Evaluation metrics for Regression problems

Yash Sandansing
3 min readSep 5, 2021

As Machine Learning has grown in today’s world, one of the most prominent problems is a regression problem. These problems are the ones ranging from predicting house prices in a certain influential area to tomorrow’s stock prices. There is no doubt that regression problems are not only basic but also one of the most crucial aspects of machine learning. Like any other problem, regression also needs a metric to decide how effective the solution is, which would determine if it is worth implementing or not.

The metrics for regression problems differ from those used for classification problems. A simple metric like accuracy would not be effective in a regression problem. However, there are certain metrics for regression that are more useful than others, and that is decided on the structure of data( is the data scaled, are there any outliers, etc.). These are some of the basic metrics used for regression.

1. R-Squared (R²)

R-Squared is a metric that is used to determine how well the model has fit itself to the data. Also known as the coefficient of determination, r-squared will be 0.0 for a baseline model but 1.0 for a perfect fit model.

To understand this metric better, consider the following:

A data-set has “n” values marked y₁,y₂…yₙ with the prediction of those values as f₁,f₂…fₙ

If “yₘ” is the mean of all the “y” variables, then the variability of data can be measured with 2 formulas:

  1. Total Sum of Squares = SSₜₒₜ = Σ(yᵢ-yₘ)²
  2. Residual Sum of Square = SSᵣₑₛ = Σ(yᵢ-fᵢ)²

With the help of these two formulas, R² can be calculated. The most general definition of R² is:

R² = 1-(SSᵣₑₛ/ SSₜₒₜ)

In the best-case scenario, where the predictions are 100% correct, fᵢ will be equal to yᵢ. In that case, SSᵣₑₛ = 0. As a result, R² will be 1 or a perfect fit.

In a baseline model where the model always predicts the mean value yₘ, SSₜₒₜ will be equal to 0, thus bringing R² to 0.

However, in the worst-case scenario where R² lies outside the constraints of (0,1), the model performs worse than the baseline.

2. Mean Squared Error (MSE)

One of the most commonly used metrics, MSE is a metric that makes outliers stand out more. It is simply the squared error between the actual and predicted values.

In mathematical terms, MSE = (1/n)* Σ(yᵢ-yₘ)²,

where yᵢ = observed predictions and yₘ = predicted predictions.

MSE is very similar to the next metric, however, there is a special use case where you should use MSE instead of MAE.

Since MSE makes outliers stand out more and is extremely sensitive to them, you should use it if being 10% off is way worse than being 5% off. That being said, the closer values are to 0, the better in this case.

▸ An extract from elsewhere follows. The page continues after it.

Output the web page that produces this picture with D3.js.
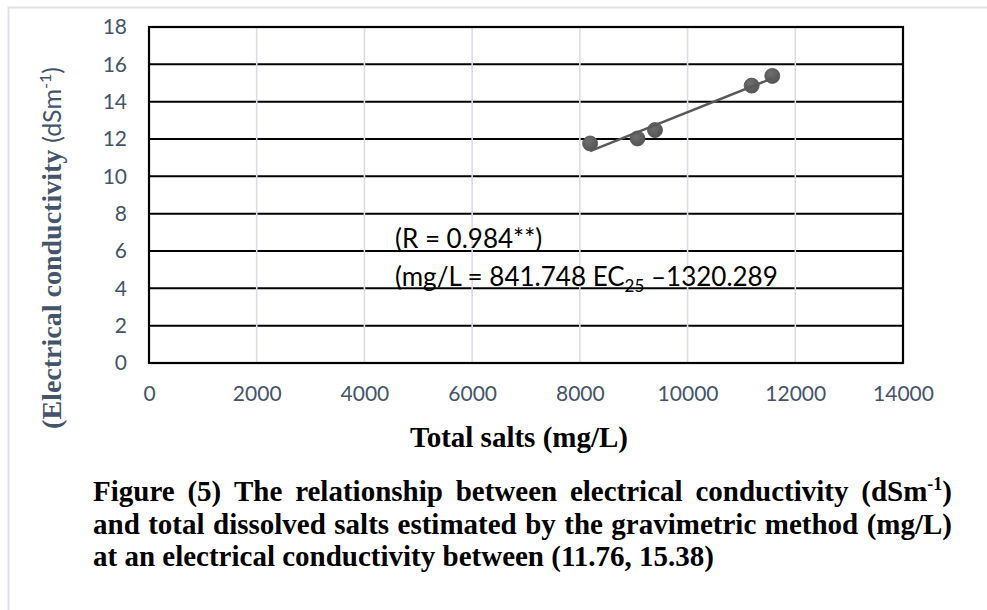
<!DOCTYPE html>
<html><head><meta charset="utf-8">
<script src="https://cdn.jsdelivr.net/npm/d3@7"></script>
<style>body{margin:0;background:#fff}svg{display:block}</style>
</head><body>
<svg id="c" width="987" height="610"></svg>
<script>
// ---- data ----
const tdsValues = [8190, 9070, 9395, 11190, 11573];   // Total salts (mg/L)
const ecValues  = [11.76, 12.03, 12.48, 14.86, 15.38]; // EC (dSm-1)
const xTickValues = [0, 2000, 4000, 6000, 8000, 10000, 12000, 14000];
const yTickValues = [0, 2, 4, 6, 8, 10, 12, 14, 16, 18];
const xTitle = "Total salts (mg/L)";
const yTitleBold = "(Electrical conductivity ";
const yTitleUnit = ["(dSm", "-1", ")"];
const annotR = "(R = 0.984**)";
const annotEq = ["(mg/L = 841.748 EC", "25", " \u20131320.289"];
const captionLine1 = ["Figure", "(5)", "The", "relationship", "between", "electrical", "conductivity", ["(dSm", "-1", ")"]];
const captionLine2 = ["and", "total", "dissolved", "salts", "estimated", "by", "the", "gravimetric", "method", "(mg/L)"];
const captionLine3 = "at an electrical conductivity between (11.76, 15.38)";

// ---- setup ----
const svg = d3.select("#c");
const W = 987, H = 610;
const plot = {left: 149, right: 903, top: 27, bottom: 363};
const slate = "#44546a";
const serif = "'Liberation Serif','Times New Roman',serif";
const sans = "Lato,'Open Sans',sans-serif";

// outer frame
svg.append("path").attr("d", `M8.5,${H} V7.5 H${W}`).attr("fill","none").attr("stroke","#dde1e7").attr("stroke-width",2);

const x = d3.scaleLinear().domain([0, 14000]).range([plot.left, plot.right]);
const y = d3.scaleLinear().domain([0, 18]).range([plot.bottom, plot.top]);

// horizontal gridlines (black)
svg.append("g").selectAll("line").data(yTickValues).join("line")
  .attr("x1", plot.left).attr("x2", plot.right)
  .attr("y1", d => y(d)).attr("y2", d => y(d))
  .attr("stroke", "#000").attr("stroke-width", 2);
// vertical gridlines (light gray), drawn over
svg.append("g").selectAll("line").data(xTickValues.slice(1, -1)).join("line")
  .attr("x1", d => x(d)).attr("x2", d => x(d))
  .attr("y1", plot.top + 1).attr("y2", plot.bottom - 1)
  .attr("stroke", "#d9dde4").attr("stroke-width", 1.6);
// plot border
svg.append("rect").attr("x", plot.left).attr("y", plot.top)
  .attr("width", plot.right - plot.left).attr("height", plot.bottom - plot.top)
  .attr("fill", "none").attr("stroke", "#000").attr("stroke-width", 2.2);

// axes (labels only)
const xAxis = svg.append("g").attr("transform", `translate(0,${plot.bottom + 23})`)
  .call(d3.axisBottom(x).tickValues(xTickValues).tickSize(0).tickPadding(0).tickFormat(d3.format("d")));
const yAxis = svg.append("g").attr("transform", `translate(${plot.left - 22},0)`)
  .call(d3.axisLeft(y).tickValues(yTickValues).tickSize(0).tickPadding(0).tickFormat(d3.format("d")));
[xAxis, yAxis].forEach(a => {
  a.select(".domain").remove();
  a.selectAll("text").attr("font-family", sans).attr("font-size", 21).attr("fill", slate);
});
xAxis.selectAll("text").attr("dy", "0.71em");

// markers
const defs = svg.append("defs");
const grad = defs.append("radialGradient").attr("id", "mk").attr("cx", "40%").attr("cy", "35%").attr("r", "65%");
grad.append("stop").attr("offset", "0%").attr("stop-color", "#6e6e6e");
grad.append("stop").attr("offset", "100%").attr("stop-color", "#555555");
const pts = tdsValues.map((v, i) => ({x: v, y: ecValues[i]}));
svg.append("g").selectAll("circle").data(pts).join("circle")
  .attr("cx", d => x(d.x)).attr("cy", d => y(d.y)).attr("r", 7.5)
  .attr("fill", "url(#mk)").attr("stroke", "#505050").attr("stroke-width", 0.8);

// linear trend line (least squares)
const mx = d3.mean(tdsValues), my = d3.mean(ecValues);
const slope = d3.sum(pts, d => (d.x - mx) * (d.y - my)) / d3.sum(pts, d => (d.x - mx) ** 2);
const icpt = my - slope * mx;
const [x0, x1] = d3.extent(tdsValues);
svg.append("path").datum([x0, x1])
  .attr("d", d3.line().x(d => x(d)).y(d => y(icpt + slope * d)))
  .attr("stroke", "#595959").attr("stroke-width", 2.5).attr("fill", "none");

// annotations
svg.append("text").attr("x", 395).attr("y", 248).attr("font-family", sans).attr("font-size", 26).attr("fill", "#000").text(annotR);
const eq = svg.append("text").attr("x", 395).attr("y", 286).attr("font-family", sans).attr("font-size", 26).attr("fill", "#000");
eq.append("tspan").text(annotEq[0]);
eq.append("tspan").attr("font-size", 17).attr("dy", 6).text(annotEq[1]);
eq.append("tspan").attr("dy", -6).text(annotEq[2]);

// x title
svg.append("text").attr("x", (plot.left + plot.right) / 2 - 7).attr("y", 447)
  .attr("text-anchor", "middle").attr("font-family", serif).attr("font-weight", "bold")
  .attr("font-size", 29).attr("fill", "#000").text(xTitle);

// y title
const yt = svg.append("text").attr("transform", "translate(61,248) rotate(-90)")
  .attr("text-anchor", "middle").attr("fill", slate);
yt.append("tspan").attr("font-family", serif).attr("font-weight", "bold").attr("font-size", 28).text(yTitleBold);
yt.append("tspan").attr("font-family", sans).attr("font-size", 25).text(yTitleUnit[0]);
yt.append("tspan").attr("font-family", sans).attr("font-size", 16).attr("dy", -10).text(yTitleUnit[1]);
yt.append("tspan").attr("font-family", sans).attr("font-size", 25).attr("dy", 10).text(yTitleUnit[2]);

// caption
const capX0 = 93, capX1 = 952, capSize = 29;
function justifiedLine(words, baseline) {
  const g = svg.append("g");
  const nodes = words.map(w => {
    const t = g.append("text").attr("y", baseline).attr("font-family", serif)
      .attr("font-weight", "bold").attr("font-size", capSize).attr("fill", "#000");
    if (Array.isArray(w)) {
      t.append("tspan").text(w[0]);
      t.append("tspan").attr("font-size", 18).attr("dy", -11).text(w[1]);
      t.append("tspan").attr("dy", 11).text(w[2]);
    } else t.text(w);
    return t;
  });
  const widths = nodes.map(n => n.node().getComputedTextLength());
  const gap = (capX1 - capX0 - d3.sum(widths)) / (words.length - 1);
  let cx = capX0;
  nodes.forEach((n, i) => { n.attr("x", cx); cx += widths[i] + gap; });
}
justifiedLine(captionLine1, 501);
justifiedLine(captionLine2, 534);
svg.append("text").attr("x", capX0).attr("y", 566).attr("font-family", serif)
  .attr("font-weight", "bold").attr("font-size", capSize).attr("fill", "#000").text(captionLine3);
</script>
</body></html>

3. Mean Absolute Error (MAE)

Similar to MSE (only in terms of mean), MAE calculates the mean ABSOLUTE error. It can be used where MSE is not suitable. For. e.g When all errors are on the same scale. (Predicting 99 and 101 when trying to predict 100 produces the same error).

MAE = Σ |yᵢ-xᵢ|/n

Simply said, MAE is the arithmetic average of absolute errors.

4. Root Mean Squared Error (RMSE)

One of the most widely used metrics and arguably a better metric than MSE, RMSE is simply the square root of MSE.

Since it takes the square root, it has the same units as the quantity plotted on the vertical or the Y-axis.

In this way, interpretation is easier and it is a better measure of fit than a correlation coefficient.